Visualization tools and approaches

What tools are people using to visualize and distribute their Snowplow data? What do you like about the tool you use and what do you wish it did better?

Internally at Snowplow we’ve recently moved from Redash to Preset (the commercial version of Superset).

I know @Matti is using Superset very extensively. Are you able to share some of the tricks you’ve learned for working with Snowplow data?

Superset:

Redash:

Hi Simon and everybody else!

Indeed we are using Superset for visualizing Snowplow data on a scale of ca. 500 users (most of which active).
In general, I believe it works great, but there are some areas where Superset does not quite match Web Analytics requirements:

  • You need some SQL-knowledge to create charts that go beyond the basics (it is debatable whether this is good or bad thing)
  • Some visualizations simply don’t exist or do not work well, ie:
    – Event Flow Charts
    – Funnel Charts
    Esp, the Event Flow charts are probably hard to integrate, since i feel these will be tricky to do with the standard Snowplow data model (but I am no expert in this)
  • Segmentation, meaning something like saveable sub-queries don’t exist. If you know how to do it (SQL needed again). you can achieve segmentation, but this is not as easy as in Web Analytics tools.
  • Since we have very large amounts of data (billions of rows), stability becomes an issue: Superset needs to keep the connections to the database open to receive the data, and if the queries take too long, this impacts overall performance. We are tweaking the settings consistently.
  • Emailing of Dashboard and Charts: Works well with some adjustments, but is not as nice as we would like to have it.
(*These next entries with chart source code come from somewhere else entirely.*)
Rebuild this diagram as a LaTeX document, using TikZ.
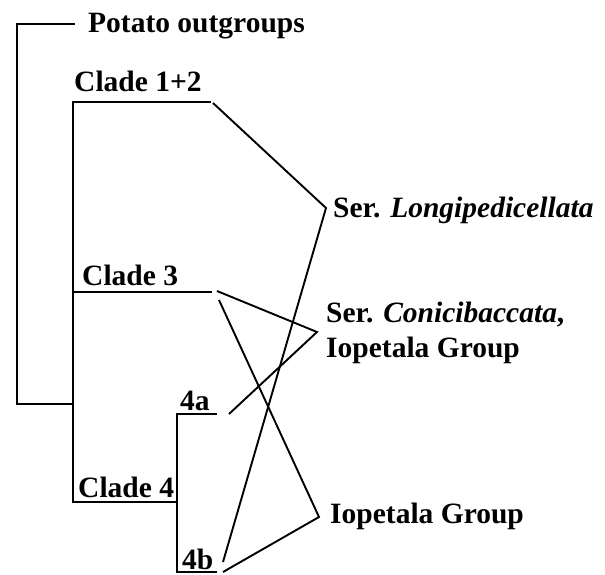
\documentclass[tikz,border=0pt]{standalone}
\usepackage{fontspec}
\setmainfont{Liberation Serif}
\begin{document}
\begin{tikzpicture}[x=1pt,y=-1pt,
  branch/.style={line width=2pt,line cap=rect,join=miter},
  link/.style={line width=1.9pt,line cap=butt},
  lab/.style={inner sep=0pt,anchor=base west,text depth=0pt,font=\fontsize{29.5}{34}\selectfont\bfseries}]
\useasboundingbox (0,0) rectangle (605,574);

% taxon labels
\node[lab] (outg) at (88,32) {Potato outgroups};
\node[lab] (c12lab) at (74,91) {Clade 1+2};
\node[lab] (c3lab) at (82,285) {Clade 3};
\node[lab] (c4lab) at (78,497) {Clade 4};
\node[lab] (alab) at (180,410) {4a};
\node[lab] (blab) at (182,569) {4b};

% group labels
\node[lab] (longi) at (333,217) {Ser. \textit{Longipedicellata}};
\node[lab] (conic) at (326,322) {Ser. \textit{Conicibaccata},};
\node[lab] (conic2) at (326,357) {Iopetala Group};
\node[lab] (iopet) at (330,523) {Iopetala Group};

% tree coordinates
\coordinate (rootTop) at (17,24);
\coordinate (rootBot) at (17,404);
\coordinate (outgEnd) at (74,24);
\coordinate (inTop) at (73,102);
\coordinate (inMid) at (73,292);
\coordinate (inRoot) at (73,404);
\coordinate (inBot) at (73,502);
\coordinate (c12) at (210,102);
\coordinate (c3) at (211,292);
\coordinate (c4) at (177,502);
\coordinate (fTop) at (177,414);
\coordinate (fBot) at (177,572);
\coordinate (a4) at (216,414);
\coordinate (b4) at (216,572);

% tree
\draw[branch] (outgEnd) -- (rootTop) -- (rootBot) -- (inRoot);
\draw[branch] (c12) -- (inTop) -- (inBot) -- (c4);
\draw[branch] (inMid) -- (c3);
\draw[branch] (a4) -- (fTop) -- (fBot) -- (b4);

% links to groups
\coordinate (vL) at (326,208);
\coordinate (vC) at (317,332);
\coordinate (vI) at (319,517);
\coordinate (t12) at (213,103);
\coordinate (t3a) at (217,291);
\coordinate (t3b) at (219,300);
\coordinate (t4a) at (229,414);
\coordinate (t4b1) at (223,562);
\coordinate (t4b2) at (223,572);

\draw[link] (t12) -- (vL) -- (t4b1);
\draw[link] (t3a) -- (vC) -- (t4a);
\draw[link] (t3b) -- (vI) -- (t4b2);
\end{tikzpicture}
\end{document}
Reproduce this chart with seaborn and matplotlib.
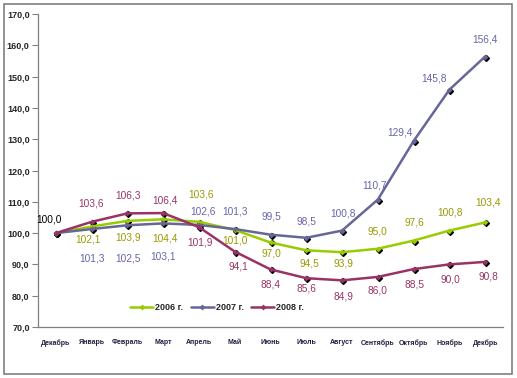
import matplotlib
matplotlib.use('Agg')
import matplotlib.pyplot as plt
import matplotlib.transforms as mtransforms
from matplotlib.patches import Rectangle
import seaborn as sns
import pandas as pd

# ── Data ──────────────────────────────────────────────────────────────────────
months = ['Декабрь', 'Январь', 'Февраль', 'Март', 'Апрель', 'Май', 'Июнь',
          'Июль', 'Август', 'Сентябрь', 'Октябрь', 'Ноябрь', 'Декбрь']
series_names = ['2006 г.', '2007 г.', '2008 г.']
v2006 = [100.0, 102.1, 103.9, 104.4, 103.6, 101.0, 97.0, 94.5, 93.9, 95.0, 97.6, 100.8, 103.4]
v2007 = [100.0, 101.3, 102.5, 103.1, 102.6, 101.3, 99.5, 98.5, 100.8, 110.7, 129.4, 145.8, 156.4]
v2008 = [100.0, 103.6, 106.3, 106.4, 101.9, 94.1, 88.4, 85.6, 84.9, 86.0, 88.5, 90.0, 90.8]
y_ticks = [70, 80, 90, 100, 110, 120, 130, 140, 150, 160, 170]

# ── Style ─────────────────────────────────────────────────────────────────────
line_colors = ['#99CC00', '#666699', '#993366']
label_colors = ['#999900', '#6666AA', '#993366']

# label offsets in pixels (dx, dy), one per point; first point labelled once in black
offs_2006 = [None, (-4, -13), (1, -17), (2, -19), (2, 27), (0, -11), (1, -11),
             (3, -13), (1, -11), (0, 17), (1, 18), (1, 18), (3, 20)]
offs_2007 = [None, (0, -29), (1, -33), (0, -33), (4, 13), (0, 18), (1, 18),
             (0, 16), (1, 17), (-3, 14), (-14, 9), (-15, 11), (0, 17)]
offs_2008 = [None, (-1, 18), (1, 18), (2, 13), (1, -15), (4, -15), (0, -15),
             (0, -10), (1, -16), (0, -14), (1, -15), (1, -15), (3, -15)]

sns.set_style('white')
plt.rcParams['font.family'] = ['Liberation Sans', 'DejaVu Sans']

rows = []
for name, vals in zip(series_names, [v2006, v2007, v2008]):
    for i, v in enumerate(vals):
        rows.append({'idx': i, 'value': v, 'series': name})
df = pd.DataFrame(rows)

fig = plt.figure(figsize=(5.17, 3.78), dpi=100)
ax = fig.add_axes([38 / 517, 1 - 327 / 378, 465 / 517, 313 / 378])

# black marker shadows
shadow = mtransforms.offset_copy(ax.transData, fig=fig, x=1.0, y=-1.0, units='dots')
for vals in [v2006, v2007, v2008]:
    ax.plot(range(len(vals)), vals, linestyle='none', marker='D', markersize=3.0,
            color='black', transform=shadow, zorder=3)

sns.lineplot(data=df, x='idx', y='value', hue='series', palette=line_colors,
             marker='D', markersize=3.0, markeredgewidth=0, linewidth=1.8,
             sort=False, ax=ax, zorder=4)

# data labels
for vals, offs, col in zip([v2006, v2007, v2008], [offs_2006, offs_2007, offs_2008], label_colors):
    for i, (v, o) in enumerate(zip(vals, offs)):
        if o is None:
            continue
        ax.annotate(f'{v:.1f}'.replace('.', ','), (i, v), xytext=(o[0], o[1]),
                    textcoords='offset pixels', ha='center', va='center',
                    fontsize=7.3, color=col, zorder=5)
ax.annotate(f'{v2006[0]:.1f}'.replace('.', ','), (0, v2006[0]), xytext=(-7, 14),
            textcoords='offset pixels', ha='center', va='center',
            fontsize=7.3, color='black', zorder=5)

# axes
ax.set_xlim(-0.5, len(months) - 0.5)
ax.set_ylim(y_ticks[0], y_ticks[-1])
ax.set_yticks(y_ticks)
ax.set_yticklabels([f'{t:.1f}'.replace('.', ',') for t in y_ticks],
                   fontsize=6.5, fontweight='bold')
ax.set_xticks(range(len(months)))
ax.set_xticklabels(months, fontsize=5, fontweight='bold', color='#202040')
ax.set_xticks([i - 0.5 for i in range(len(months) + 1)], minor=True)
ax.tick_params(axis='x', which='major', length=0, pad=9)
ax.tick_params(axis='x', which='minor', length=4, width=0.8, color='#808080', direction='out')
ax.tick_params(axis='y', length=4, width=0.8, color='#808080', direction='out', pad=2, left=True)
ax.set_xlabel('')
ax.set_ylabel('')
for s in ['top', 'right']:
    ax.spines[s].set_visible(False)
for s in ['left', 'bottom']:
    ax.spines[s].set_color('#808080')
    ax.spines[s].set_linewidth(0.9)

leg = ax.legend(loc='center', bbox_to_anchor=(0.385, 0.062), ncol=3, frameon=False,
                handlelength=2.6, columnspacing=0.8, handletextpad=0.2,
                prop={'weight': 'bold', 'size': 6.5})

# outer chart border
fig.patches.append(Rectangle((4 / 517, 4 / 378), 508 / 517, 370 / 378, transform=fig.transFigure,
                             fill=False, edgecolor='#808080', linewidth=1.2))

fig.savefig('out.png', dpi=100)
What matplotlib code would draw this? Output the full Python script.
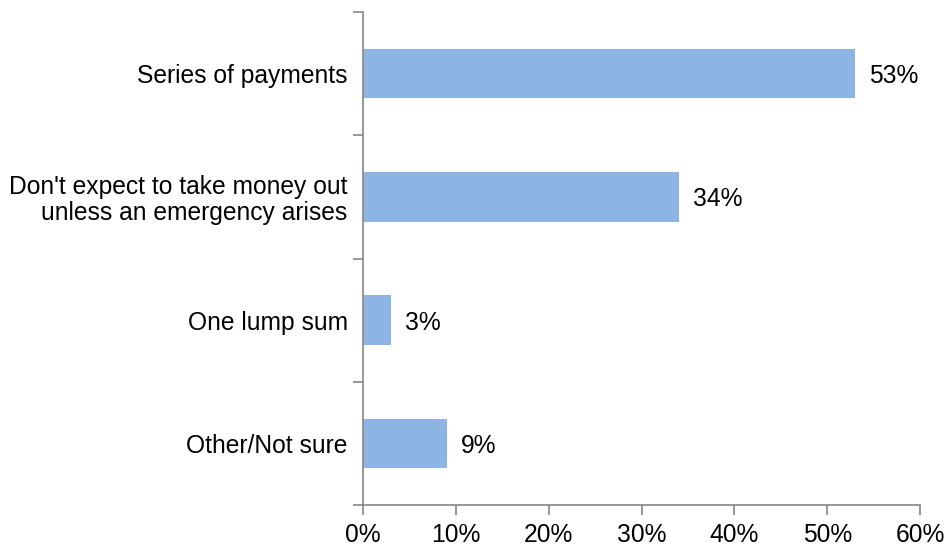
import numpy as np
import matplotlib.pyplot as plt
from matplotlib.ticker import FixedLocator, NullFormatter

plt.rcParams['font.family'] = ['Liberation Sans', 'DejaVu Sans']

categories = ['Series of payments',
              "Don't expect to take money out\nunless an emergency arises",
              'One lump sum',
              'Other/Not sure']
values = [53, 34, 3, 9]
xticks = [0, 10, 20, 30, 40, 50, 60]

FS = 17.7

fig = plt.figure(figsize=(9.51, 5.48), dpi=100)
ax = fig.add_axes([363/951, 1-505/548, (920-363)/951, (505-12)/548])

y = np.arange(len(categories))
ax.barh(y, values, height=0.4, color='#8EB4E3', zorder=2)
for yi, v in zip(y, values):
    ax.text(v + 1.5, yi, f'{v}%', va='center_baseline', ha='left', fontsize=FS, color='black')

ax.set_xlim(0, 60)
ax.set_ylim(len(categories) - 0.5, -0.5)
ax.set_xticks(xticks)
ax.set_xticklabels([f'{t}%' for t in xticks], fontsize=FS)

# category labels centered, ticks at boundaries
ax.set_yticks(y)
ax.set_yticklabels(categories, fontsize=FS, multialignment='right', linespacing=1.1)
ax.tick_params(axis='y', which='major', length=0, pad=11)
ax.yaxis.set_minor_locator(FixedLocator(np.arange(-0.5, len(categories), 1)))
ax.yaxis.set_minor_formatter(NullFormatter())
ax.tick_params(axis='y', which='minor', length=7, color='#868686', width=1.2)
ax.tick_params(axis='x', length=7, color='#868686', width=1.2, pad=6)

for s in ['top', 'right']:
    ax.spines[s].set_visible(False)
for s in ['left', 'bottom']:
    ax.spines[s].set_color('#868686')
    ax.spines[s].set_linewidth(1.2)

plt.savefig('out.png')
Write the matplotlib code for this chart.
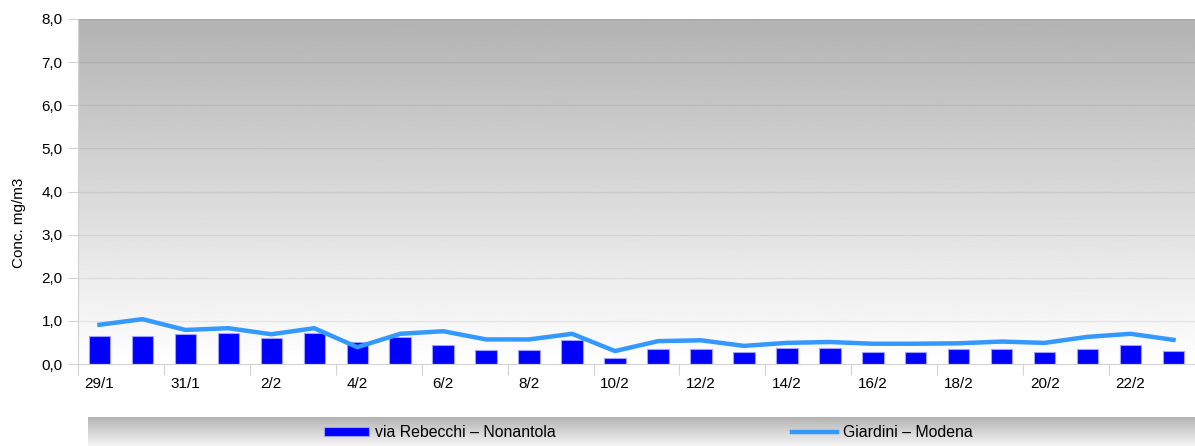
#!/usr/bin/env python3

import matplotlib
matplotlib.use("Agg")
import matplotlib.pyplot as plt
import numpy as np

plt.rcParams['font.family'] = ['Liberation Sans', 'DejaVu Sans']

days = ["29/1", "30/1", "31/1", "1/2", "2/2", "3/2", "4/2", "5/2", "6/2", "7/2",
        "8/2", "9/2", "10/2", "11/2", "12/2", "13/2", "14/2", "15/2", "16/2",
        "17/2", "18/2", "19/2", "20/2", "21/2", "22/2", "23/2"]
nonantola = [0.66, 0.64, 0.70, 0.72, 0.60, 0.72, 0.51, 0.63, 0.43, 0.32,
             0.33, 0.56, 0.15, 0.34, 0.34, 0.28, 0.36, 0.36, 0.28, 0.28,
             0.35, 0.34, 0.27, 0.34, 0.45, 0.31]
modena = [0.91, 1.04, 0.79, 0.83, 0.69, 0.83, 0.39, 0.70, 0.76, 0.57,
          0.57, 0.70, 0.30, 0.53, 0.55, 0.42, 0.49, 0.51, 0.47, 0.47,
          0.48, 0.52, 0.49, 0.63, 0.70, 0.56]
yticks = [0, 1, 2, 3, 4, 5, 6, 7, 8]


def main():
    W, H = 1195, 446
    fs = 11
    fig = plt.figure(figsize=(W / 100, H / 100), dpi=100)
    ax = fig.add_axes([78 / W, 1 - 364 / H, 1 - 78 / W, 345 / H])

    x = np.arange(len(days))
    n = len(days)

    # gradient background, dark at top
    grad = np.linspace(0.70, 1.0, 256).reshape(-1, 1)
    ax.imshow(grad, cmap="gray", vmin=0, vmax=1, aspect="auto",
              extent=(-0.5, n - 0.5, 0, 8), origin="upper", zorder=0)

    for v in yticks[1:]:
        ax.axhline(v, color="black", alpha=0.07, lw=0.9, zorder=1)

    bars = ax.bar(x, nonantola, width=0.5, color="#0000ff",
                  edgecolor="#a0a0ff", lw=0.8, zorder=2,
                  label="via Rebecchi \u2013 Nonantola")
    line, = ax.plot(x, modena, color="#3399ff", lw=3.2, zorder=3,
                    label="Giardini \u2013 Modena", solid_joinstyle="round")

    ax.set_xlim(-0.5, n - 0.5)
    ax.set_ylim(0, 8)
    ax.set_yticks(yticks)
    ax.set_yticklabels(["%d,0" % v for v in yticks], fontsize=fs)
    ax.tick_params(axis="y", length=7, color="#d2d2d2", pad=4)

    ax.set_xticks(np.arange(-0.5, n, 2))
    ax.set_xticklabels([])
    ax.set_xticks(x[::2], minor=True)
    ax.set_xticklabels(days[::2], minor=True, fontsize=fs)
    ax.tick_params(axis="x", which="major", length=8, color="#d2d2d2")
    ax.tick_params(axis="x", which="minor", length=0, pad=9)

    for s in ["top", "right"]:
        ax.spines[s].set_visible(False)
    for s in ["left", "bottom"]:
        ax.spines[s].set_color("#d2d2d2")

    ax.set_ylabel("Conc. mg/m3", fontsize=fs)
    ax.yaxis.set_label_coords(-0.047, 0.41)

    # legend box with gradient
    lax = fig.add_axes([88 / W, 0, 1 - 88 / W, 29 / H])
    lgrad = np.linspace(0.70, 0.96, 64).reshape(-1, 1)
    lax.imshow(lgrad, cmap="gray", vmin=0, vmax=1, aspect="auto",
               extent=(0, 1, 0, 1), origin="upper")
    lax.set_xlim(0, 1)
    lax.set_ylim(0, 1)
    lax.axis("off")
    lax.legend(handles=[bars, line], loc="center", ncol=2, frameon=False,
               fontsize=11.4, handlelength=2.85, handleheight=0.5,
               handletextpad=0.38, columnspacing=14.9,
               bbox_to_anchor=(0.506, 0.45))

    fig.savefig("out.png", dpi=100)


if __name__ == "__main__":
    main()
Other shortcomings exist, like (still) no PDF export option, some general bugs etc.

Now, I don’t want to sounds to negative, so some positive aspects:

  • It is completely open-source with a very active commmunity
  • We don’t need to worry about licensing costs
  • Supersets creates really nice charts
  • Since calculation is mostly passed to the underlying database, there are no memory problems on the client or similar

I would be very interested to hear about experiences with other tools and their pros and cons. Also, I’d be glad to discuss Superset and/or answer questions. :slight_smile:

1 Like

People have played with Snowplow data in neo4j in the past, which seems like the right approach for resolving the links between events and making that queryable in a sustainable way. Most recently at Snowplow here and more recently by a neo4j engineer.

But the visualisation side is equally hard.

Would love to hear how people have tackled this.